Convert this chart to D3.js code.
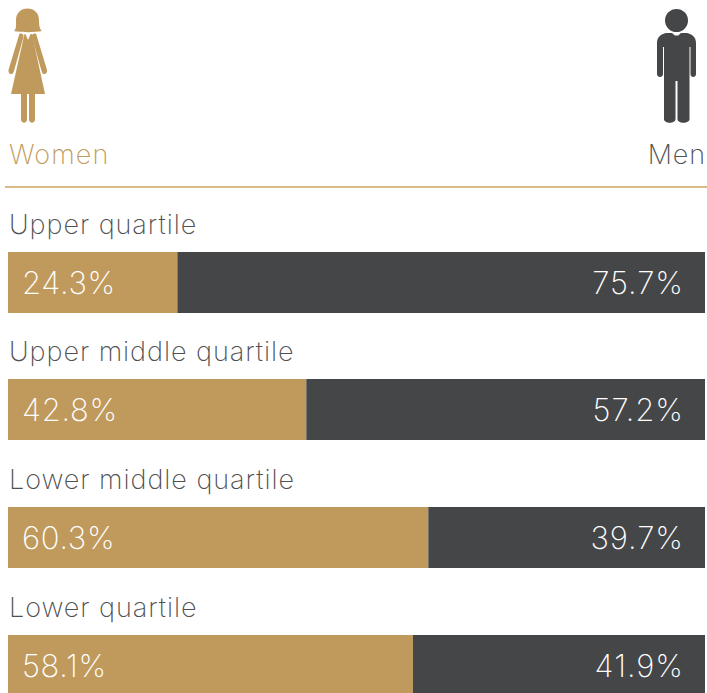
<!DOCTYPE html>
<html>
<head>
<meta charset="utf-8">
<script src="https://cdn.jsdelivr.net/npm/d3@7"></script>
<style>
html, body { margin: 0; padding: 0; background: #fff; overflow: hidden; }
svg { display: block; }
text { font-family: Inter, sans-serif; font-weight: 250; }
</style>
</head>
<body>
<script>
const w = 707
const h = 693
const gold = "#c09a5c"
const dark = "#454648"
const grey = "#4f5052"

const categories = ["Upper quartile", "Upper middle quartile", "Lower middle quartile", "Lower quartile"]
const women = [24.3, 42.8, 60.3, 58.1]
const men = [75.7, 57.2, 39.7, 41.9]

const svg = d3.select("body").append("svg")
	.attr("width", w)
	.attr("height", h)

const x = d3.scaleLinear().domain([0, 100]).range([8, 705])
const y = d3.scalePoint().domain(categories).range([252, 635])
const barH = 61

const rows = categories.map((c, i) => ({ name: c, women: women[i], men: men[i] }))

// woman icon
const woman = svg.append("g").attr("fill", gold)
woman.append("path").attr("d", "M16 20C16 13 21 8.500 27.500 8.500C34 8.500 39 13 39 20C39 25 39.500 29 42 31C36 32.500 19 32.500 14 31C16.500 29 16 25 16 20Z")
woman.append("path").attr("d", "M24.500 34L32 34L45 94L11 94Z")
woman.append("path").attr("d", "M19.500 33.500C22 33 24 34 23.500 37L14 71C12.500 76 8 74.500 8.500 70Z")
woman.append("path").attr("d", "M36 33.500C33.500 33 31.500 34 32 37L41.500 71C43 76 47.500 74.500 47 70Z")
woman.append("path").attr("d", "M21 94H27V119C27 124 21 124 21 119Z")
woman.append("path").attr("d", "M29 94H35V119C35 124 29 124 29 119Z")
woman.append("path").attr("d", "M25 33L31 33L28 40Z").attr("fill", "#fff")

// man icon
const man = svg.append("g").attr("fill", dark)
man.append("circle").attr("cx", 676.500).attr("cy", 20.500).attr("r", 11.500)
man.append("path").attr("d", "M666 33H687C692 34 696 37 696 43V74C696 78 690.500 78 690.500 74V47H689.500V80V119C689.500 124 677.500 124 677.500 119V81H675.500V119C675.500 124 664 124 664 119V80V47H663V74C663 78 657 78 657 74V43C657 37 661 34 666 33Z")
man.append("path").attr("d", "M672 33L676.500 37L681 33Z").attr("fill", "#fff")
man.append("path").attr("d", "M675 35.500H678L677.500 41L676.500 43L675.500 41Z")

svg.append("text").attr("x", 9).attr("y", 164).attr("font-size", 27).attr("letter-spacing", 1.1).attr("fill", gold).text("Women")
svg.append("text").attr("x", 706).attr("y", 164).attr("font-size", 27).attr("letter-spacing", 0.9).attr("fill", grey).attr("text-anchor", "end").text("Men")

svg.append("line")
	.attr("x1", 5).attr("x2", 707)
	.attr("y1", 187).attr("y2", 187)
	.attr("stroke", "#d8bb87").attr("stroke-width", 2)

const groups = svg.selectAll("g.row")
	.data(rows)
	.enter()
	.append("g")
	.attr("class", "row")
	.attr("transform", d => "translate(0, " + Math.floor(y(d.name)) + ")")

groups.append("rect")
	.attr("x", x(0))
	.attr("width", d => x(d.women) - x(0))
	.attr("height", barH)
	.attr("fill", gold)

groups.append("rect")
	.attr("x", d => x(d.women))
	.attr("width", d => x(100) - x(d.women))
	.attr("height", barH)
	.attr("fill", dark)

groups.append("text")
	.attr("x", 9)
	.attr("y", -18)
	.attr("font-size", 27)
	.attr("letter-spacing", 0.95)
	.attr("fill", grey)
	.text(d => d.name)

groups.append("text")
	.attr("x", 22)
	.attr("y", 42)
	.attr("font-size", 31)
	.attr("letter-spacing", 0.7)
	.attr("fill", "#fff")
	.text(d => d.women.toFixed(1) + "%")

groups.append("text")
	.attr("x", 684)
	.attr("y", 42)
	.attr("font-size", 31)
	.attr("letter-spacing", 1)
	.attr("fill", "#fff")
	.attr("text-anchor", "end")
	.text(d => d.men.toFixed(1) + "%")
</script>
</body>
</html>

▶ EXERCISE DESCRIPTION
Set the pictures aside and transcribe the data above exactly.

▶ COMPLETED TASK
Convert this chart to D3.js code.
<!DOCTYPE html>
<html>
<head>
<meta charset="utf-8">
<script src="https://cdn.jsdelivr.net/npm/d3@7"></script>
<style>
html, body { margin: 0; padding: 0; background: #fff; overflow: hidden; }
svg { display: block; }
text { font-family: Inter, sans-serif; font-weight: 250; }
</style>
</head>
<body>
<script>
const w = 707
const h = 693
const gold = "#c09a5c"
const dark = "#454648"
const grey = "#4f5052"

const categories = ["Upper quartile", "Upper middle quartile", "Lower middle quartile", "Lower quartile"]
const women = [24.3, 42.8, 60.3, 58.1]
const men = [75.7, 57.2, 39.7, 41.9]

const svg = d3.select("body").append("svg")
	.attr("width", w)
	.attr("height", h)

const x = d3.scaleLinear().domain([0, 100]).range([8, 705])
const y = d3.scalePoint().domain(categories).range([252, 635])
const barH = 61

const rows = categories.map((c, i) => ({ name: c, women: women[i], men: men[i] }))

// woman icon
const woman = svg.append("g").attr("fill", gold)
woman.append("path").attr("d", "M16 20C16 13 21 8.500 27.500 8.500C34 8.500 39 13 39 20C39 25 39.500 29 42 31C36 32.500 19 32.500 14 31C16.500 29 16 25 16 20Z")
woman.append("path").attr("d", "M24.500 34L32 34L45 94L11 94Z")
woman.append("path").attr("d", "M19.500 33.500C22 33 24 34 23.500 37L14 71C12.500 76 8 74.500 8.500 70Z")
woman.append("path").attr("d", "M36 33.500C33.500 33 31.500 34 32 37L41.500 71C43 76 47.500 74.500 47 70Z")
woman.append("path").attr("d", "M21 94H27V119C27 124 21 124 21 119Z")
woman.append("path").attr("d", "M29 94H35V119C35 124 29 124 29 119Z")
woman.append("path").attr("d", "M25 33L31 33L28 40Z").attr("fill", "#fff")

// man icon
const man = svg.append("g").attr("fill", dark)
man.append("circle").attr("cx", 676.500).attr("cy", 20.500).attr("r", 11.500)
man.append("path").attr("d", "M666 33H687C692 34 696 37 696 43V74C696 78 690.500 78 690.500 74V47H689.500V80V119C689.500 124 677.500 124 677.500 119V81H675.500V119C675.500 124 664 124 664 119V80V47H663V74C663 78 657 78 657 74V43C657 37 661 34 666 33Z")
man.append("path").attr("d", "M672 33L676.500 37L681 33Z").attr("fill", "#fff")
man.append("path").attr("d", "M675 35.500H678L677.500 41L676.500 43L675.500 41Z")

svg.append("text").attr("x", 9).attr("y", 164).attr("font-size", 27).attr("letter-spacing", 1.1).attr("fill", gold).text("Women")
svg.append("text").attr("x", 706).attr("y", 164).attr("font-size", 27).attr("letter-spacing", 0.9).attr("fill", grey).attr("text-anchor", "end").text("Men")

svg.append("line")
	.attr("x1", 5).attr("x2", 707)
	.attr("y1", 187).attr("y2", 187)
	.attr("stroke", "#d8bb87").attr("stroke-width", 2)

const groups = svg.selectAll("g.row")
	.data(rows)
	.enter()
	.append("g")
	.attr("class", "row")
	.attr("transform", d => "translate(0, " + Math.floor(y(d.name)) + ")")

groups.append("rect")
	.attr("x", x(0))
	.attr("width", d => x(d.women) - x(0))
	.attr("height", barH)
	.attr("fill", gold)

groups.append("rect")
	.attr("x", d => x(d.women))
	.attr("width", d => x(100) - x(d.women))
	.attr("height", barH)
	.attr("fill", dark)

groups.append("text")
	.attr("x", 9)
	.attr("y", -18)
	.attr("font-size", 27)
	.attr("letter-spacing", 0.95)
	.attr("fill", grey)
	.text(d => d.name)

groups.append("text")
	.attr("x", 22)
	.attr("y", 42)
	.attr("font-size", 31)
	.attr("letter-spacing", 0.7)
	.attr("fill", "#fff")
	.text(d => d.women.toFixed(1) + "%")

groups.append("text")
	.attr("x", 684)
	.attr("y", 42)
	.attr("font-size", 31)
	.attr("letter-spacing", 1)
	.attr("fill", "#fff")
	.attr("text-anchor", "end")
	.text(d => d.men.toFixed(1) + "%")
</script>
</body>
</html>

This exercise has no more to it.